E la Lega Serie A? Silenzio di tomba, nessuna parola sull’argomento e Demba Seck regolarmente arruolabile per il Torino. Dal 25 gennaio 2023, il giorno in cui Garbolino ha presentato la prima denuncia contro Seck, all’8 novembre, data dell’archiviazione, Seck ha giocato 17 volte in Serie A. Sospendere dalle competizioni un calciatore con un’accusa così pesante sulle spalle sarebbe stato un segnale potente: nessun tesserato per le squadre FIGC può anche essere soltanto avvicinato ad accuse del genere, non lo permettiamo. Invece, come ampiamente prevedibile, nulla di tutto ciò è mai stato detto o fatto.

Ci sono altri casi, che hanno fatto meno rumore ma che non per questo sono meno gravi. Nel gennaio 2023, per esempio, la giustizia ordinaria ha condannato a sei anni di reclusione ciascuno cinque calciatori della Virtus Verona – che milita in Serie C –  per una violenza sessuale di gruppo perpetrata su una ragazza di 20 anni. Tre di loro giocano ancora nei campionati italiani, uno di questi ancora alla Virtus.
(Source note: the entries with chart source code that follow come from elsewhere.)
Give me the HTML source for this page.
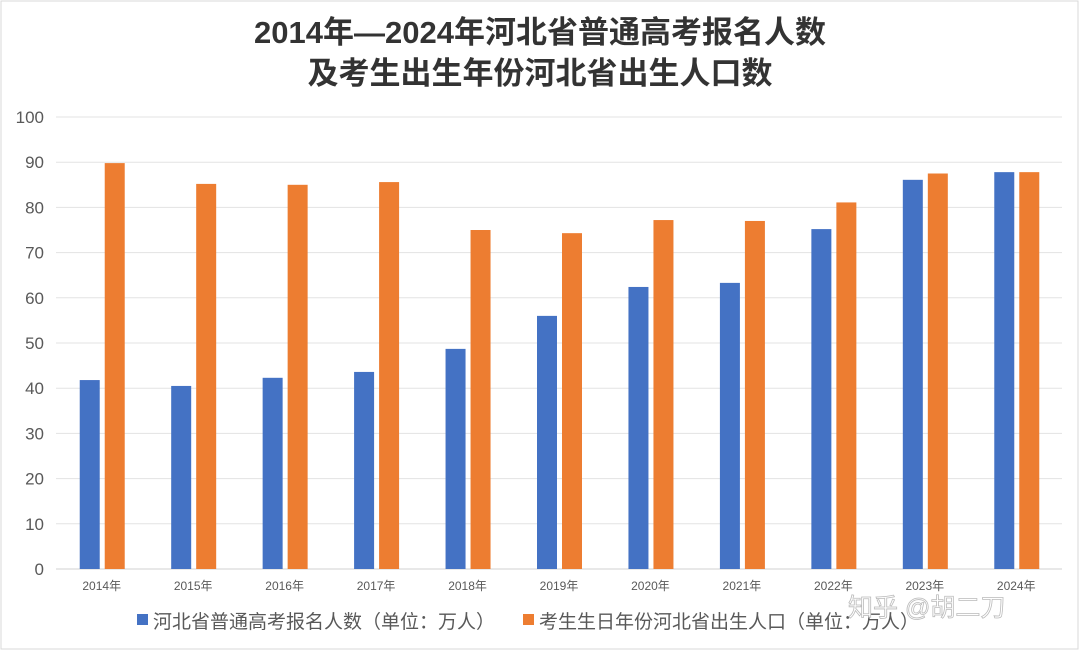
<!DOCTYPE html>
<html><head><meta charset="utf-8"><style>
body{margin:0;background:#fff;}
svg{display:block;font-family:"Liberation Sans","Noto Sans CJK SC",sans-serif;}
</style></head><body>
<svg id="c" width="1080" height="651">
<rect x="1" y="1" width="1077" height="648" fill="#fff" stroke="#d9d9d9"/>
<text x="540" y="43" text-anchor="middle" font-size="31" font-weight="bold" fill="#333">2014年—2024年河北省普通高考报名人数</text>
<text x="540" y="84" text-anchor="middle" font-size="31" font-weight="bold" fill="#333">及考生出生年份河北省出生人口数</text>
<g id="grid"></g><g id="bars"></g><g id="xl"></g>
<rect x="137" y="614" width="11" height="11" fill="#4472c4"/>
<text x="153" y="628" font-size="19" fill="#595959">河北省普通高考报名人数（单位：万人）</text>
<rect x="523" y="614" width="11" height="11" fill="#ed7d31"/>
<text x="539" y="628" font-size="19" fill="#595959">考生生日年份河北省出生人口（单位：万人）</text>
<text x="848" y="616" font-size="25" fill="#fff" stroke="#bbb" stroke-width="0.8">知乎 @胡二刀</text>
</svg>
<script>
const categories=["2014年","2015年","2016年","2017年","2018年","2019年","2020年","2021年","2022年","2023年","2024年"];
const applicants=[41.8,40.5,42.3,43.6,48.7,56.0,62.4,63.3,75.2,86.1,87.8];
const births=[89.8,85.2,85.0,85.6,75.0,74.3,77.2,77.0,81.1,87.5,87.8];
const yTicks=[0,10,20,30,40,50,60,70,80,90,100];
const NS="http://www.w3.org/2000/svg";
const x0=56,x1=1062,yb=569,yt=117,ymax=100;
const y=v=>yb-(v/ymax)*(yb-yt);
const band=(x1-x0)/categories.length;
const cx=i=>x0+band*(i+0.5);
function mk(t,a,p){const e=document.createElementNS(NS,t);for(const k in a)e.setAttribute(k,a[k]);p.appendChild(e);return e;}
const g=document.getElementById('grid');
yTicks.forEach(t=>{
 const l=mk('line',{x1:x0,x2:x1,y1:y(t),y2:y(t),stroke:t===0?'#d0d0d0':'#e3e3e3','stroke-width':1},g);
 
 
 const tx=mk('text',{x:44,y:y(t)+6,'text-anchor':'end','font-size':17,fill:'#595959'},g);
 tx.textContent=t;
 
 
});
const b=document.getElementById('bars'),xl=document.getElementById('xl');
categories.forEach((c,i)=>{
 const r1=mk('rect',{x:cx(i)-22,y:y(applicants[i]),width:20,height:yb-y(applicants[i]),fill:'#4472c4'},b);
 
 
 const r2=mk('rect',{x:cx(i)+3,y:y(births[i]),width:20,height:yb-y(births[i]),fill:'#ed7d31'},b);
 
 
 const t=mk('text',{x:cx(i),y:590,'text-anchor':'middle','font-size':12,fill:'#595959'},xl);
 t.textContent=c;
 
 
});
</script>
</body></html>
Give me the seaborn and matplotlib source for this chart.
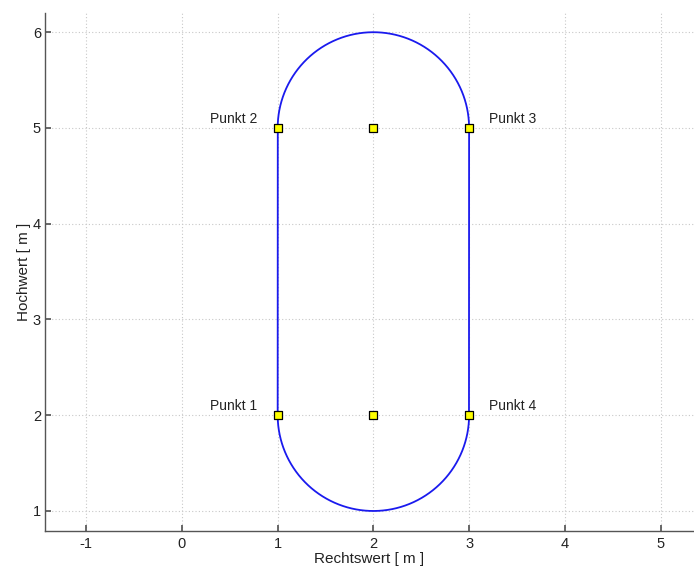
import numpy as np
import pandas as pd
import matplotlib
matplotlib.use("Agg")
import matplotlib.pyplot as plt
import seaborn as sns

# Data
point_x = [1, 2, 3, 1, 2, 3]
point_y = [2, 2, 2, 5, 5, 5]
label_names = ["Punkt 1", "Punkt 2", "Punkt 3", "Punkt 4"]
label_x = [1, 1, 3, 3]
label_y = [2, 5, 5, 2]
label_side = ["left", "left", "right", "right"]
arc_centers_x = [2, 2]
arc_centers_y = [5, 2]
arc_radius = 1.0
xticks = [-1, 0, 1, 2, 3, 4, 5]
yticks = [1, 2, 3, 4, 5, 6]

sns.set_theme(style="white")
plt.rcParams['font.family'] = ['Liberation Sans', 'DejaVu Sans']
plt.rcParams['axes.unicode_minus'] = False

# build the stadium path: left line up, top arc, right line down, bottom arc
t_top = np.linspace(np.pi, 0, 200)
t_bot = np.linspace(0, -np.pi, 200)
px = np.concatenate([
    [1, 1],
    arc_centers_x[0] + arc_radius * np.cos(t_top),
    [3, 3],
    arc_centers_x[1] + arc_radius * np.cos(t_bot),
])
py = np.concatenate([
    [2, 5],
    arc_centers_y[0] + arc_radius * np.sin(t_top),
    [5, 2],
    arc_centers_y[1] + arc_radius * np.sin(t_bot),
])
path = pd.DataFrame({"x": px, "y": py})
pts = pd.DataFrame({"x": point_x, "y": point_y})

fig = plt.figure(figsize=(6.94, 5.68), dpi=100)
ax = fig.add_axes([0.065, 0.065, 0.935, 0.912])

ax.grid(True, color="#c8c8c8", linestyle=(0, (1, 2)), linewidth=0.8)
ax.set_axisbelow(True)

sns.lineplot(data=path, x="x", y="y", sort=False, estimator=None, color="#1a1aee",
             linewidth=1.3, ax=ax)
sns.scatterplot(data=pts, x="x", y="y", marker="s", s=32, color="#ffff00",
                edgecolor="black", linewidth=0.9, ax=ax, zorder=5)

for name, lx, ly, side in zip(label_names, label_x, label_y, label_side):
    if side == "left":
        ax.annotate(name, (lx, ly), xytext=(-14.5, 6.5), textcoords="offset points",
                    ha="right", va="center", fontsize=10, color="#222222")
    else:
        ax.annotate(name, (lx, ly), xytext=(14.5, 6.5), textcoords="offset points",
                    ha="left", va="center", fontsize=10, color="#222222")

ax.set_xlim(-1.43, 5.35)
ax.set_ylim(0.79, 6.2)
ax.set_xticks(xticks)
ax.set_yticks(yticks)
ax.tick_params(axis="both", labelsize=10.5, direction="in", length=4, color="#555555",
               colors="#222222", bottom=True, left=True)
ax.tick_params(axis="x", pad=4)
ax.tick_params(axis="y", pad=3)
ax.set_xlabel("Rechtswert [ m ]", fontsize=11, color="#222222", labelpad=1)
ax.set_ylabel("Hochwert [ m ]", fontsize=11, color="#222222", labelpad=1)

for s in ["top", "right"]:
    ax.spines[s].set_visible(False)
for s in ["left", "bottom"]:
    ax.spines[s].set_color("#555555")
    ax.spines[s].set_linewidth(1.0)

fig.savefig("out.png", dpi=100)
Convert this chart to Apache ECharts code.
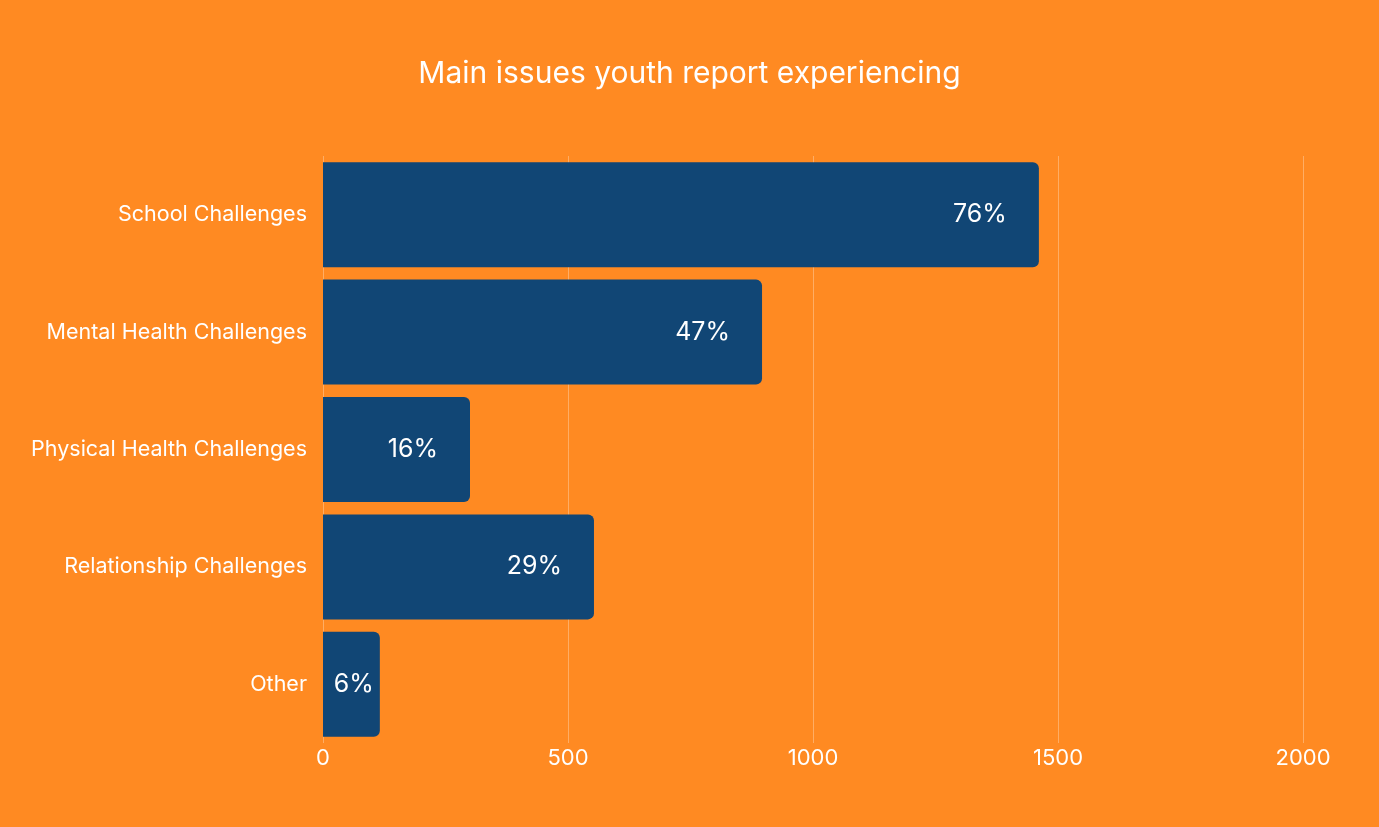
<!DOCTYPE html>
<html>
<head>
<meta charset="utf-8">
<script src="https://cdn.jsdelivr.net/npm/echarts@6/dist/echarts.min.js"></script>
<style>
  html, body { margin: 0; padding: 0; background: #ff8a22; }
  #main { width: 1379px; height: 827px; }
</style>
</head>
<body>
<div id="main"></div>
<script>
// categories, top to bottom
var categories = ['School Challenges', 'Mental Health Challenges', 'Physical Health Challenges', 'Relationship Challenges', 'Other'];
// bar lengths
var values = [1461, 896, 300, 553, 116];
// text printed in each bar
var percentLabels = ['76%', '47%', '16%', '29%', '6%'];
var xTicks = [0, 500, 1000, 1500, 2000];

var myChart = echarts.init(document.getElementById('main'));

var barData = values.map(function (v, i) {
    var item = { value: v };
    if (v < 200) {
        item.label = { distance: 6 };
    }
    return item;
});

var option = {
    backgroundColor: '#ff8a22',
    textStyle: { fontFamily: 'Inter, Lato, sans-serif' },
    title: {
        text: 'Main issues youth report experiencing',
        left: 'center',
        top: 54,
        textStyle: { color: '#ffffff', fontSize: 30, fontWeight: 'normal', fontFamily: 'Inter, Lato, sans-serif' }
    },
    grid: { left: 323, right: 76, top: 156, bottom: 84, containLabel: false },
    xAxis: {
        type: 'value',
        min: xTicks[0],
        max: xTicks[xTicks.length - 1],
        interval: 500,
        axisLine: { show: false },
        axisTick: { show: false },
        axisLabel: { color: '#ffffff', fontSize: 22, margin: 4, formatter: function (v) { return String(v); } },
        splitLine: { show: true, lineStyle: { color: 'rgba(255,255,255,0.3)', width: 1 } }
    },
    yAxis: {
        type: 'category',
        data: categories,
        inverse: true,
        axisLine: { show: false },
        axisTick: { show: false },
        axisLabel: { color: '#ffffff', fontSize: 21.5, margin: 16 }
    },
    series: [{
        type: 'bar',
        data: barData,
        barCategoryGap: '10.6%',
        itemStyle: { color: '#114675', borderRadius: [0, 6, 6, 0] },
        label: {
            show: true,
            position: 'insideRight',
            distance: 32,
            color: '#ffffff',
            fontSize: 25,
            formatter: function (p) { return percentLabels[p.dataIndex]; }
        }
    }]
};

myChart.setOption(option);
</script>
</body>
</html>
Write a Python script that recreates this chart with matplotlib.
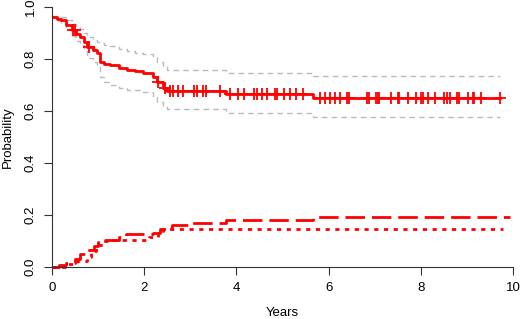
import numpy as np
import matplotlib
matplotlib.use('Agg')
import matplotlib.pyplot as plt

plt.rcParams['font.family'] = ['Liberation Sans', 'DejaVu Sans']

# survival curve (step, post) with confidence bounds
surv_t = [0, 0.1, 0.2, 0.3, 0.43, 0.52, 0.61, 0.7, 0.76, 0.88, 0.98, 1.04, 1.12, 1.25, 1.45, 1.62, 1.8, 1.97, 2.19, 2.28, 2.41, 2.5, 3.77, 5.66, 9.72]
surv_s = [0.962, 0.955, 0.95, 0.93, 0.91, 0.895, 0.885, 0.865, 0.846, 0.835, 0.823, 0.79, 0.782, 0.777, 0.765, 0.758, 0.752, 0.746, 0.73, 0.71, 0.69, 0.677, 0.665, 0.65, 0.65]
upper = [0.965, 0.962, 0.96, 0.95, 0.935, 0.925, 0.915, 0.9, 0.885, 0.875, 0.865, 0.86, 0.855, 0.85, 0.84, 0.832, 0.825, 0.82, 0.81, 0.79, 0.775, 0.758, 0.746, 0.733, 0.733]
lower = [0.962, 0.945, 0.935, 0.915, 0.89, 0.87, 0.855, 0.83, 0.805, 0.79, 0.77, 0.73, 0.71, 0.7, 0.69, 0.682, 0.68, 0.675, 0.655, 0.635, 0.62, 0.608, 0.593, 0.577, 0.577]
censor_t = [0.45, 0.5, 0.8, 2.3, 2.45, 2.55, 2.63, 2.74, 2.85, 3.07, 3.14, 3.28, 3.34, 3.64, 3.86,
            4.04, 4.16, 4.37, 4.45, 4.55, 4.66, 4.84, 4.87, 5.02, 5.16, 5.29, 5.45, 5.81, 5.92,
            6.03, 6.14, 6.25, 6.39, 6.43, 6.83, 6.88, 7.03, 7.07, 7.10, 7.35, 7.51, 7.53, 7.71,
            7.90, 8.01, 8.04, 8.16, 8.31, 8.50, 8.56, 8.63, 8.79, 8.83, 9.02, 9.12, 9.16, 9.30, 9.72]

# cumulative incidence curves
cif1_t = [0, 0.15, 0.3, 0.5, 0.6, 0.75, 0.9, 1.0, 1.1, 1.45, 1.6, 2.2, 2.35, 2.5, 2.6, 3.0, 3.77, 5.66, 9.93]
cif1_v = [0, 0.008, 0.015, 0.03, 0.05, 0.065, 0.08, 0.095, 0.104, 0.117, 0.128, 0.13, 0.148, 0.155, 0.162, 0.17, 0.181, 0.194, 0.194]
cif2_t = [0, 0.35, 0.55, 0.75, 0.85, 0.95, 1.1, 1.3, 2.1, 2.3, 2.4, 9.78]
cif2_v = [0, 0.01, 0.025, 0.04, 0.06, 0.085, 0.1, 0.104, 0.115, 0.13, 0.145, 0.145]

fig = plt.figure(figsize=(5.2, 3.19), dpi=100)
ax = fig.add_axes([0.1, 0.163, 0.887, 0.815])

ax.step(surv_t, upper, where='post', color='#bbbbbb', lw=1, linestyle=(0, (4, 3)))
ax.step(surv_t, lower, where='post', color='#bbbbbb', lw=1, linestyle=(0, (4, 3)))
ax.step(surv_t, surv_s, where='post', color='red', lw=2)
# censor marks sit on the survival step
cs = [surv_s[np.searchsorted(surv_t, t, side='right') - 1] for t in censor_t]
ax.plot(censor_t, cs, '+', color='red', ms=9, mew=1.3)

ax.step(cif1_t, cif1_v, where='post', color='red', lw=2, linestyle=(0, (7, 2.5)), clip_on=False)
ax.step(cif2_t, cif2_v, where='post', color='red', lw=2, linestyle=(0, (1.5, 2)), clip_on=False)

ax.set_xlim(0, 10)
ax.set_ylim(0, 1)
ax.set_xticks([0, 2, 4, 6, 8, 10])
ax.set_yticks([0, 0.2, 0.4, 0.6, 0.8, 1.0])
ax.set_yticklabels(['0.0', '0.2', '0.4', '0.6', '0.8', '1.0'], rotation=90, va='center')
for s in ['top', 'right']:
    ax.spines[s].set_visible(False)
for s in ['left', 'bottom']:
    ax.spines[s].set_color('#333333')
ax.tick_params(direction='out', length=6, color='#333333', labelsize=9.5, pad=5)
ax.set_xlabel('Years', fontsize=9.5, labelpad=9)
ax.set_ylabel('Probability', fontsize=9.5, labelpad=8)

fig.savefig('out.png', dpi=100)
In definitiva, il rischio che si stanno prendendo da ormai troppo tempo Lega Serie A e FIGC è quello di predicare bene ma razzolare malissimo. Far seguire dei gesti netti alle dichiarazioni d’intenti sarebbe la miglior maniera per rendere credibile una campagna che, di per sé, sarebbe sacrosanta. Una sacralità del messaggio che rischia di rendersi vana e vuota, perdendosi in parole e segni di rossetto.